The astrological rage subsided during the reign of Louis XIV; but disappeared only under the Regency. Voltaire, writes in 1757, when he was sixty, that in his youth, the last adepts of astrology, Count Boulainvilliers and the Italian Calonna, foretold his end at thirty years of age. Voltaire remarks, “I have done them by thirty years!”—to which the sequel added upwards of twenty more.

When the Europeans first penetrated the vast regions of Asia, astrology was found to be much in vogue in Persia and China. In the latter country, the Emperor, on his accession, has his horoscope drawn. The Japanese consult the stars previous to undertaking any enterprise. If they succeed, they thank their stars; if they fail, they resign themselves to their irresistible influence.

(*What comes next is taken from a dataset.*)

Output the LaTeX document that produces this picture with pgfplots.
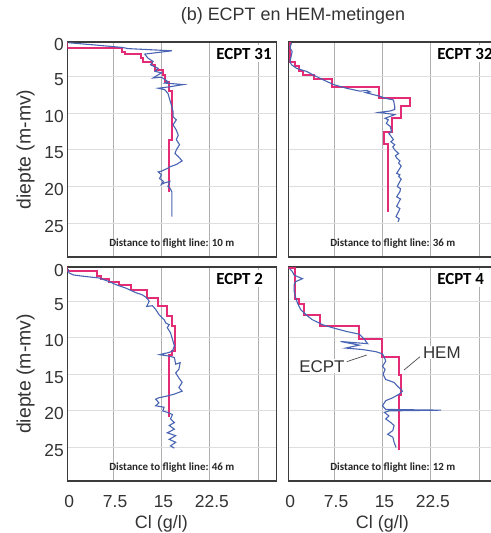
\documentclass[border=0pt]{standalone}
\usepackage{fontspec}
\setmainfont{Liberation Sans}
\newfontfamily\calfont{Carlito}
\usepackage{pgfplots}
\pgfplotsset{compat=1.18}

\definecolor{ecptblue}{RGB}{72,100,178}
\definecolor{hemred}{RGB}{228,44,118}
\definecolor{boxgray}{RGB}{60,60,60}
\definecolor{vgrid}{RGB}{175,175,178}
\definecolor{hgrid}{RGB}{222,222,225}

\pgfplotsset{
  panel/.style={
    anchor=north west, scale only axis, width=209bp,
    xmin=0.4, xmax=32.8, ymin=0.3, ymax=29.6, y dir=reverse,
    axis line style={draw=boxgray, line width=1.4pt},
    xtick={0.4,7.5,15,22.5,30}, ytick={0.3,5,10,15,20,25},
    xticklabels={}, yticklabels={},
    major tick length=0pt,
    xmajorgrids, ymajorgrids,
    x grid style={vgrid, line width=0.9pt},
    y grid style={hgrid, line width=0.9pt},
    tick label style={font=\fontsize{17.5}{18}\selectfont, text=black!80},
    label style={font=\fontsize{18}{20}\selectfont, text=black!80},
  },
  leftp/.style={yticklabels={0,5,10,15,20,25},
    yticklabel style={yshift=-3bp},
    ylabel={diepte (m-mv)},
    ylabel style={at={(axis description cs:-0.2,0.5)}, anchor=center,
      font=\fontsize{19.5}{20}\selectfont, text=black!80}},
  botp/.style={xticklabels={0,7.5,15,22.5,{}},
    xticklabel style={xshift=2bp, yshift=-11bp},
    xlabel={Cl (g/l)},
    xlabel style={at={(axis description cs:0.45,-0.2)}, anchor=center}},
  hemline/.style={color=hemred, line width=2pt, mark=none},
  ecptline/.style={color=ecptblue, line width=1.1pt, mark=none},
}

\newcommand{\panellabels}[2]{%
  \node[anchor=north west, fill=white, inner sep=3bp, font=\calfont\bfseries\fontsize{17}{18}\selectfont]
    at (axis cs:23.0,0.3) [yshift=-3bp] {#1};
  \node[anchor=center, inner sep=1bp, font=\calfont\bfseries\fontsize{11}{12}\selectfont, text=black!85]
    at (axis cs:16.6,29.6) [yshift=13bp] {Distance to flight line: #2};
}

\begin{document}
\begin{tikzpicture}

\node[font=\fontsize{18}{20}\selectfont, text=black!80] at (293bp,517bp) {(b) ECPT en HEM-metingen};

% ECPT 31
\begin{axis}[panel, leftp, height=215bp, at={(67.3bp,491bp)}]
\addplot[hemline] coordinates {(0.4,0.3)(0.4,1.15)(8.9,1.15)(8.9,1.6)(9.3,1.6)(9.3,2.0)(11.8,2.0)(11.8,2.5)(12.2,2.5)(12.2,3.0)(13.5,3.0)(13.5,3.5)(14.0,3.5)(14.0,4.1)(15.2,4.1)(15.2,4.8)(15.6,4.8)(15.6,5.8)(16.2,5.8)(16.2,7.0)(16.6,7.0)(16.6,13.6)(16.2,13.6)(16.2,20.7)};
\addplot[ecptline] coordinates {(0.6,0.4)(4.6,0.7)(9.0,1.05)(9.8,1.2)(16.6,1.5)(12.4,1.95)(12.9,2.5)(13.7,2.95)(13.3,3.4)(14.5,3.9)(14.0,4.3)(15.0,4.5)(13.7,5.2)(15.0,5.1)(16.0,5.7)(15.5,5.9)(18.4,6.1)(16.3,6.4)(14.5,6.6)(15.5,6.8)(16.0,7.3)(16.3,8.2)(16.6,9.1)(16.8,9.8)(16.8,10.5)(17.3,10.9)(16.8,11.6)(17.3,12.3)(17.6,13.0)(17.3,13.6)(17.8,14.3)(17.3,15.0)(17.1,15.5)(17.6,15.9)(18.2,16.5)(17.3,17.0)(16.3,17.3)(16.0,17.5)(15.0,17.9)(14.5,18.0)(15.0,18.4)(14.7,18.9)(15.3,19.3)(15.0,19.7)(15.5,19.5)(16.3,19.3)(16.0,20.0)(16.3,20.2)(16.6,20.7)(16.6,24.1)};
\panellabels{ECPT 31}{10 m}
\end{axis}

% ECPT 32
\begin{axis}[panel, height=215bp, at={(288.3bp,491bp)}]
\addplot[hemline] coordinates {(0.66,0.3)(0.66,3.0)(1.4,3.0)(1.4,3.6)(2.0,3.6)(2.0,4.3)(2.7,4.3)(2.7,4.8)(4.4,4.8)(4.4,5.4)(7.1,5.4)(7.1,6.5)(14.4,6.5)(14.4,7.9)(19.2,7.9)(19.2,9.0)(17.9,9.0)(17.9,10.6)(16.4,10.6)(16.4,12.6)(15.3,12.6)(15.3,14.2)(15.9,14.2)(15.9,23.4)};
\addplot[ecptline] coordinates {(0.9,0.4)(0.66,1.1)(1.0,1.6)(0.9,2.0)(0.66,3.0)(0.9,3.4)(1.7,3.9)(3.2,4.3)(4.3,4.8)(5.8,5.45)(7.4,6.1)(9.4,6.6)(11.5,7.0)(12.6,6.9)(13.1,7.1)(12.4,7.2)(14.6,7.7)(15.6,8.0)(16.7,8.2)(16.9,9.1)(16.9,9.5)(16.2,9.7)(14.4,9.9)(16.2,10.1)(16.9,10.2)(15.4,10.7)(15.9,10.9)(15.6,11.4)(16.2,11.8)(16.4,12.5)(16.0,12.8)(16.2,13.0)(16.7,13.6)(16.3,13.9)(16.9,14.3)(16.6,14.6)(16.9,15.0)(17.5,15.5)(17.0,15.8)(17.2,16.1)(17.7,16.5)(17.5,16.8)(17.9,17.2)(17.7,17.5)(17.2,18.2)(17.7,18.4)(17.5,18.6)(17.9,19.0)(17.7,19.3)(17.3,20.0)(17.8,20.3)(17.7,20.7)(17.2,21.4)(17.8,21.7)(17.6,22.0)(17.2,22.7)(17.7,23.0)(17.5,23.4)(17.1,24.1)(17.6,24.4)(17.4,24.8)};
\panellabels{ECPT 32}{36 m}
\end{axis}

% ECPT 2
\begin{axis}[panel, leftp, botp, height=214bp, at={(67.3bp,266bp)}]
\addplot[hemline] coordinates {(0.4,0.3)(0.4,0.8)(5.0,0.8)(5.0,1.5)(5.6,1.5)(5.6,1.9)(6.9,1.9)(6.9,2.3)(8.4,2.3)(8.4,2.8)(10.2,2.8)(10.2,3.5)(12.8,3.5)(12.8,4.5)(14.4,4.5)(14.4,5.6)(15.9,5.6)(15.9,7.0)(16.7,7.0)(16.7,8.4)(17.1,8.4)(17.1,11.8)(16.6,11.8)(16.6,12.3)(16.2,12.3)(16.2,20.9)};
\addplot[ecptline] coordinates {(0.55,0.6)(0.65,1.1)(1.4,1.4)(3.2,1.6)(5.3,1.8)(6.9,2.3)(7.9,2.7)(9.5,3.2)(11.0,3.8)(12.0,4.1)(12.7,4.5)(13.1,5.0)(12.7,5.7)(13.6,5.6)(14.1,6.1)(14.6,6.8)(15.4,7.5)(15.7,8.0)(16.2,8.2)(15.9,8.6)(16.4,9.3)(16.7,10.2)(17.0,11.1)(16.7,11.8)(16.2,12.0)(14.7,12.3)(16.2,12.5)(17.0,12.7)(17.2,13.6)(17.9,13.4)(17.7,14.3)(17.2,14.8)(17.7,15.5)(18.2,16.1)(17.7,16.8)(18.2,17.3)(17.0,17.7)(15.7,18.0)(14.6,18.2)(14.1,18.4)(14.6,18.9)(14.1,19.3)(15.4,19.5)(15.2,20.0)(15.9,20.2)(16.7,20.5)(16.4,21.1)(17.0,21.6)(16.2,22.0)(17.0,22.5)(15.9,23.0)(17.2,23.4)(16.2,23.9)(17.2,24.3)(16.4,24.8)(17.0,25.1)};
\panellabels{ECPT 2}{46 m}
\end{axis}

% ECPT 4
\begin{axis}[panel, botp, height=214bp, at={(288.3bp,266bp)}]
\addplot[hemline] coordinates {(0.4,0.5)(1.5,0.5)(1.5,4.7)(2.0,4.7)(2.0,5.4)(2.9,5.4)(2.9,6.9)(5.3,6.9)(5.3,8.4)(11.3,8.4)(11.3,10.2)(15.0,10.2)(15.0,12.6)(17.5,12.6)(17.5,15.1)(17.9,15.1)(17.9,17.8)(17.5,17.8)(17.5,25.3)};
\addplot[ecptline] coordinates {(0.62,0.55)(1.0,0.9)(1.3,1.4)(1.8,1.6)(2.6,1.9)(1.55,2.3)(1.3,2.7)(1.3,3.6)(1.55,4.5)(1.8,5.2)(2.3,6.1)(3.1,6.8)(4.1,7.5)(5.7,8.2)(7.2,8.6)(9.3,9.1)(11.4,9.5)(12.2,10.2)(12.7,10.8)(8.5,10.5)(11.4,11.0)(9.3,11.4)(11.9,11.6)(14.0,11.9)(15.0,12.2)(15.3,12.7)(15.5,13.2)(15.0,13.9)(15.4,14.3)(15.1,15.0)(15.5,15.7)(16.8,16.1)(17.3,16.6)(18.1,17.3)(17.6,17.7)(16.6,18.2)(15.5,18.6)(15.0,19.3)(15.5,19.8)(24.1,19.9)(16.0,20.0)(15.3,20.2)(16.0,20.7)(15.5,21.1)(16.3,21.6)(16.8,22.0)(16.6,22.7)(15.8,23.2)(16.6,23.6)(16.8,24.3)(17.1,25.0)};
\panellabels{ECPT 4}{12 m}
\node[fill=white, inner sep=1bp, font=\fontsize{17}{18}\selectfont, text=black!80] at (axis cs:5.6,13.9) {ECPT};
\draw[black!70, line width=0.7pt] (axis cs:9.45,13.27) -- (axis cs:12.55,12.35);
\node[fill=white, inner sep=1bp, font=\fontsize{17}{18}\selectfont, text=black!80] at (axis cs:24.2,12.0) {HEM};
\draw[black!70, line width=0.7pt] (axis cs:20.8,12.59) -- (axis cs:18.34,14.4);
\end{axis}

\pgfresetboundingbox
\path[use as bounding box] (0,0) rectangle (491bp,533bp);
\end{tikzpicture}
\end{document}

Astrology had its hero, a Cato or Vatel, in the astrologer Cardan; who, having predicted his death to the day and the hour, and failed in his calculations, killed himself for the credit of science! A more judicious prediction was that of the astrologer to Louis XI.; his master, who having inquired of him the hour of his own death: “Two after that of your Majesty!” replied he; and the oracle became a safeguard over his days.

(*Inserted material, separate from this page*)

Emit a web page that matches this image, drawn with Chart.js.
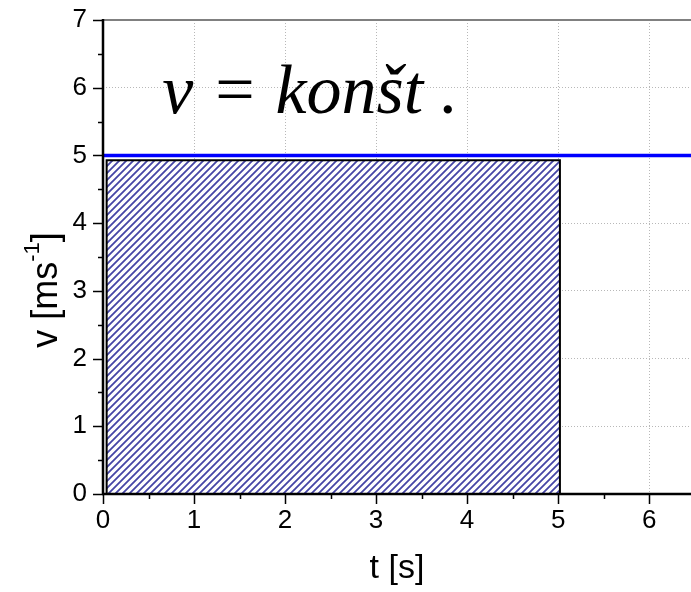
<!DOCTYPE html>
<html>
<head>
<meta charset="utf-8">
<script src="https://cdn.jsdelivr.net/npm/chart.js@4/dist/chart.umd.min.js"></script>
<style>
  html, body { margin: 0; padding: 0; background: #fff; }
  #wrap { width: 691px; height: 592px; }
</style>
</head>
<body>
<div id="wrap"><canvas id="chart" width="691" height="592"></canvas></div>
<script>
// data
const areaT = [0.04, 0.04, 5.02, 5.02];
const areaV = [0, 4.93, 4.93, 0];
const lineT = [0, 6.46];
const lineV = [5, 5];
const xTicks = [0, 1, 2, 3, 4, 5, 6];
const yTicks = [0, 1, 2, 3, 4, 5, 6, 7];
const xMinor = [0.5, 1.5, 2.5, 3.5, 4.5, 5.5];
const yMinor = [0.5, 1.5, 2.5, 3.5, 4.5, 5.5, 6.5];

const SANS = "'Liberation Sans', Arial, sans-serif";
const SERIF = "'Liberation Serif', 'Times New Roman', serif";

// hatch pattern for the area under v(t)
function hatch() {
  const n = 7;
  const c = document.createElement('canvas');
  c.width = n; c.height = n;
  const g = c.getContext('2d');
  g.fillStyle = '#fff';
  g.fillRect(0, 0, n, n);
  g.strokeStyle = '#4545a6';
  g.lineWidth = 1.8;
  g.beginPath();
  g.moveTo(-1, n + 1); g.lineTo(n + 1, -1);
  g.moveTo(-1, 1); g.lineTo(1, -1);
  g.moveTo(n - 1, n + 1); g.lineTo(n + 1, n - 1);
  g.stroke();
  return g.createPattern(c, 'repeat');
}

const axesPlugin = {
  id: 'axesPlugin',
  afterDatasetsDraw(chart) {
    const ctx = chart.ctx;
    const x = chart.scales.x, y = chart.scales.y;
    const a = chart.chartArea;
    ctx.save();
    // top frame line
    ctx.strokeStyle = '#808080';
    ctx.lineWidth = 2;
    ctx.beginPath();
    ctx.moveTo(a.left, a.top); ctx.lineTo(a.right, a.top);
    ctx.stroke();
    // axis lines
    ctx.strokeStyle = '#000';
    ctx.lineWidth = 2.5;
    ctx.beginPath();
    ctx.moveTo(a.left, a.top - 1); ctx.lineTo(a.left, a.bottom + 1);
    ctx.moveTo(a.left - 1, a.bottom); ctx.lineTo(a.right, a.bottom);
    ctx.stroke();
    // ticks
    ctx.lineWidth = 1.5;
    ctx.beginPath();
    xTicks.forEach(v => { const p = Math.round(x.getPixelForValue(v)) + 0.5; ctx.moveTo(p, a.bottom); ctx.lineTo(p, a.bottom + 10); });
    xMinor.forEach(v => { const p = Math.round(x.getPixelForValue(v)) + 0.5; ctx.moveTo(p, a.bottom); ctx.lineTo(p, a.bottom + 5); });
    yTicks.forEach(v => { const p = Math.round(y.getPixelForValue(v)) + 0.5; ctx.moveTo(a.left, p); ctx.lineTo(a.left - 10, p); });
    yMinor.forEach(v => { const p = Math.round(y.getPixelForValue(v)) + 0.5; ctx.moveTo(a.left, p); ctx.lineTo(a.left - 5, p); });
    ctx.stroke();

    // x title
    ctx.fillStyle = '#000';
    ctx.font = '34px ' + SANS;
    ctx.textAlign = 'center';
    ctx.textBaseline = 'alphabetic';
    ctx.fillText('t [s]', (a.left + a.right) / 2, 578);

    // y title with superscript
    ctx.save();
    ctx.translate(57, 290);
    ctx.rotate(-Math.PI / 2);
    ctx.textAlign = 'left';
    const big = '36px ' + SANS, small = '22px ' + SANS;
    ctx.font = big;
    const w1 = ctx.measureText('v [ms').width;
    const w3 = ctx.measureText(']').width;
    ctx.font = small;
    const w2 = ctx.measureText('-1').width;
    let cx = -(w1 + w2 + w3) / 2;
    ctx.font = big; ctx.fillText('v [ms', cx, 0); cx += w1;
    ctx.font = small; ctx.fillText('-1', cx, -18); cx += w2;
    ctx.font = big; ctx.fillText(']', cx, 0);
    ctx.restore();

    // annotation
    ctx.font = 'italic 70px ' + SERIF;
    ctx.textAlign = 'left';
    ctx.fillText('v = konšt .', x.getPixelForValue(0.65), y.getPixelForValue(5.63));
    ctx.restore();
  }
};

new Chart(document.getElementById('chart'), {
  type: 'line',
  data: {
    datasets: [{
      data: areaT.map((t, i) => ({ x: t, y: areaV[i] })),
      fill: 'origin',
      backgroundColor: hatch(),
      borderColor: '#000',
      borderWidth: 2,
      pointRadius: 0,
      tension: 0
    }, {
      data: lineT.map((t, i) => ({ x: t, y: lineV[i] })),
      fill: false,
      borderColor: '#0000ff',
      borderWidth: 3.5,
      pointRadius: 0
    }]
  },
  options: {
    responsive: false,
    animation: false,
    layout: { padding: { top: 20, right: 0, left: 0, bottom: 0 } },
    plugins: {
      legend: { display: false },
      tooltip: { enabled: false }
    },
    scales: {
      x: {
        type: 'linear',
        min: 0,
        max: 6.46,
        afterBuildTicks: s => { s.ticks = xTicks.map(v => ({ value: v })); },
        afterFit: s => { s.height = 98; s.paddingLeft = 0; s.paddingRight = 0; },
        grid: {
          drawTicks: false,
          color: c => (c.tick && c.tick.value === 0) ? 'rgba(0,0,0,0)' : '#b8b8b8',
          lineWidth: 1
        },
        border: { display: false, dash: [1, 2] },
        ticks: { color: '#000', padding: 11, font: { family: SANS, size: 26 } }
      },
      y: {
        type: 'linear',
        min: 0,
        max: 7,
        afterBuildTicks: s => { s.ticks = yTicks.map(v => ({ value: v })); },
        afterFit: s => { s.width = 103; s.paddingTop = 0; s.paddingBottom = 0; },
        grid: {
          drawTicks: false,
          color: c => (c.tick && (c.tick.value === 0 || c.tick.value === 7)) ? 'rgba(0,0,0,0)' : '#b8b8b8',
          lineWidth: 1
        },
        border: { display: false, dash: [1, 2] },
        ticks: { color: '#000', padding: 16, font: { family: SANS, size: 26 } }
      }
    }
  },
  plugins: [axesPlugin]
});
</script>
</body>
</html>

Human pride often stimulates the influence of superstition. Napoleon once pointed out his star to Cardinal Fesch, who could not make it out. “It is lost upon you,” said the Emperor, “but I see it plainly enough!” Napoleon affected reliance upon an influence which was known to be auspicious to his fortunes. Had the Cardinal, in return, pretended to similar distinction, he would probably have answered as Jean Jacques Rousseau did to a shopkeeper, who complained of his stars. “How, Sir, do such people as you pretend to have stars?” Were astrologers in general, like Cardan, content to exercise their art upon themselves, we should not oppose their proceedings. But their predictions have been known to produce a panic throughout an entire population. For instance, a German mathematician, named Stoffler, whose audacity was only equalled by the credulity of his proselytes, predicted, towards the end of the fifteenth century, another Deluge for the month of February, 1524. “How was it possible,” he argued, “to escape from the calamity, when at that particular period Mars and Pisces, Saturn and Jupiter were to be in conjunction.” Upon the eve of this awful event, in various countries of Europe, carpenters could scarcely be found in sufficient numbers to build the arks in preparation.